For the first time, women were on the march for recognition in the workplace, the ability to own property and the right to vote. Surely, most right-thinking men told each other, this path was not one their own wives and daughters would choose to set foot on. Yet the emancipation movement that had begun so tentatively a decade or two before was to be continued more stridently by granddaughters of these protesters, 70 years later.

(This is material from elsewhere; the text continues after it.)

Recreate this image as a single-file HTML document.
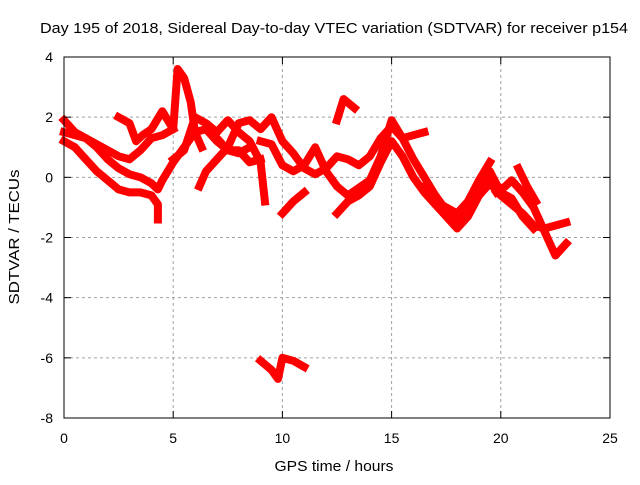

This was the world Canadian and American women knew, as they and their families and friends celebrated the start of the final tranquil decade in a century of upheaval and hardship. Women were poised to enjoy a gentler, better, happier world than their mothers and grandmothers had ever known. But just when expectations were highest, dark clouds of discontent and despair were gathering on the sunny horizon of the 20th century.

Desperate Times

On November 11, 1890, Henry Swift, the general manager of Nova Scotia’s huge Springhill Mines operation, was a worried man. The mine conditions were dark and dangerous. Pit boys working for a pittance were forever beset with bruises and broken bones. Workers faced threatening water levels, rotting timbers and pockets of poison gas. A miner’s lot had not changed much in a century.

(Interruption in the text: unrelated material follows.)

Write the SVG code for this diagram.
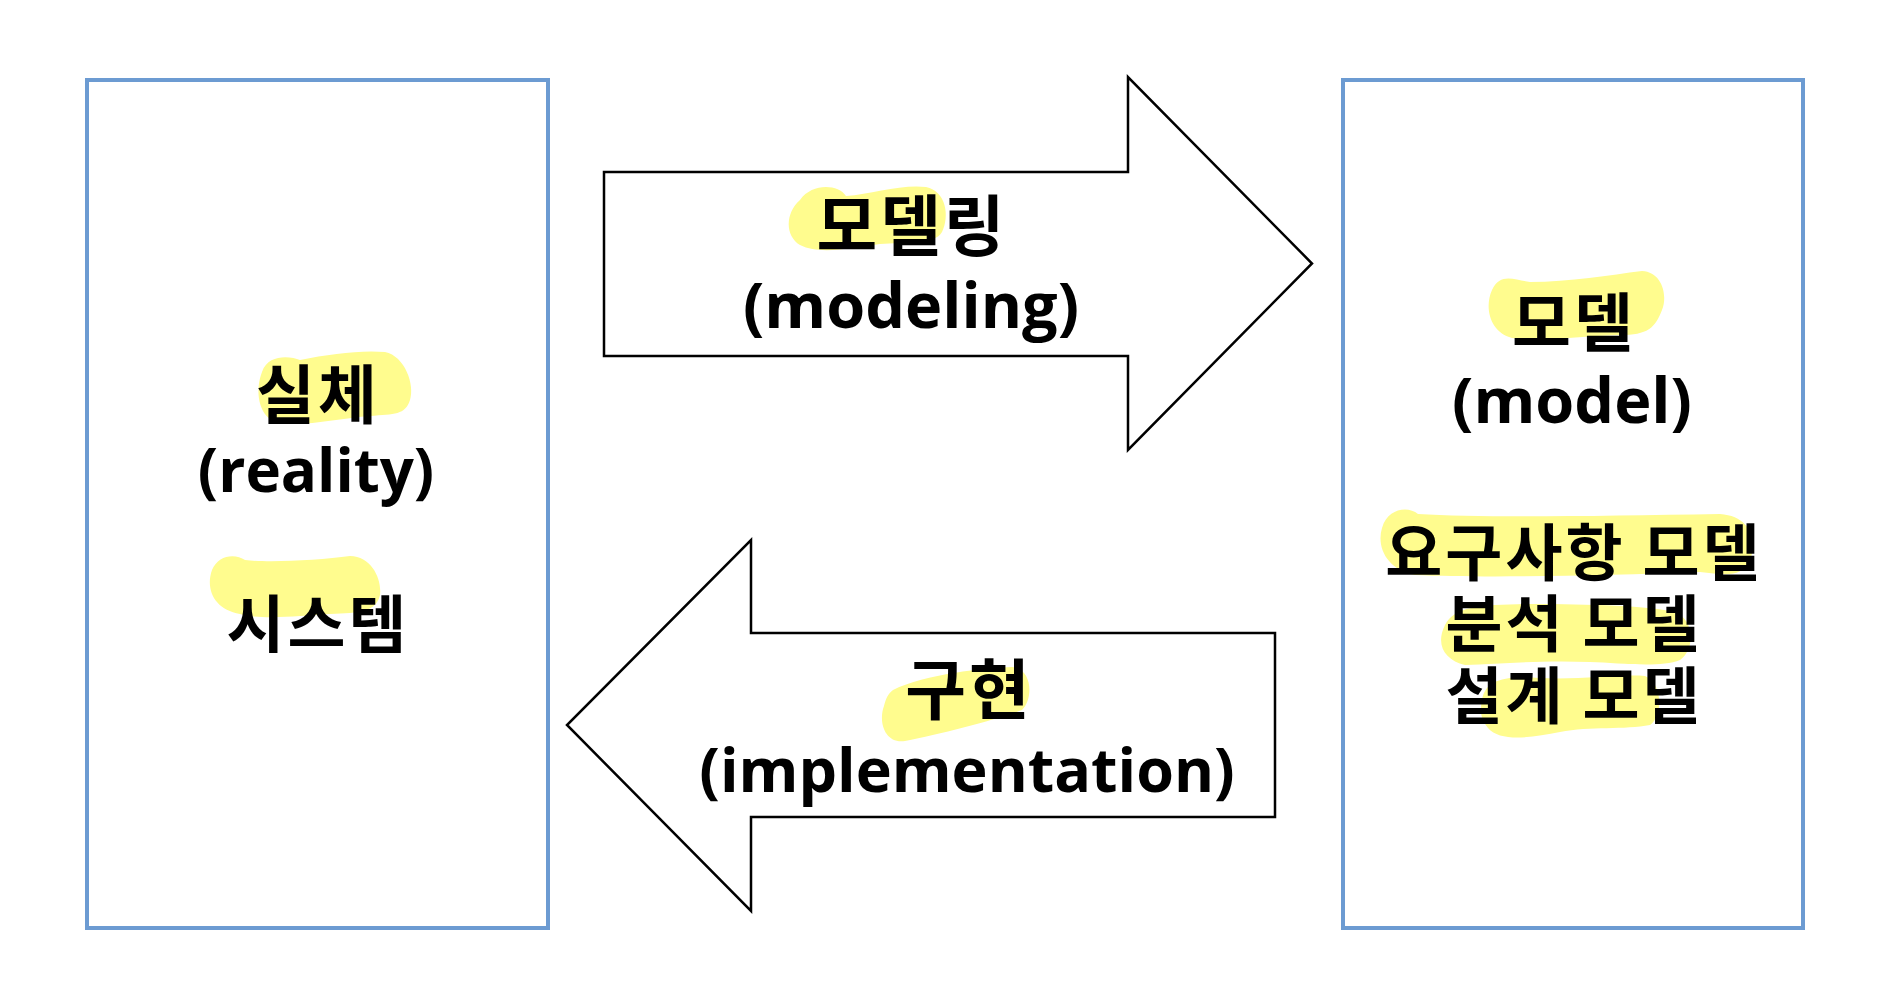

I am doing all I can to keep things straight and can do no more, Henry wrote to his boss. It was, he added, enough worry to kill a man. Mere worry didn’t kill Henry Swift. The day after he wrote that letter, a mine shaft was rocked by a fiery blast. That explosion ended Henry’s life, as well as those of 124 other beloved husbands and sons. Canada’s worst mining disaster was an ominous portent of things to come.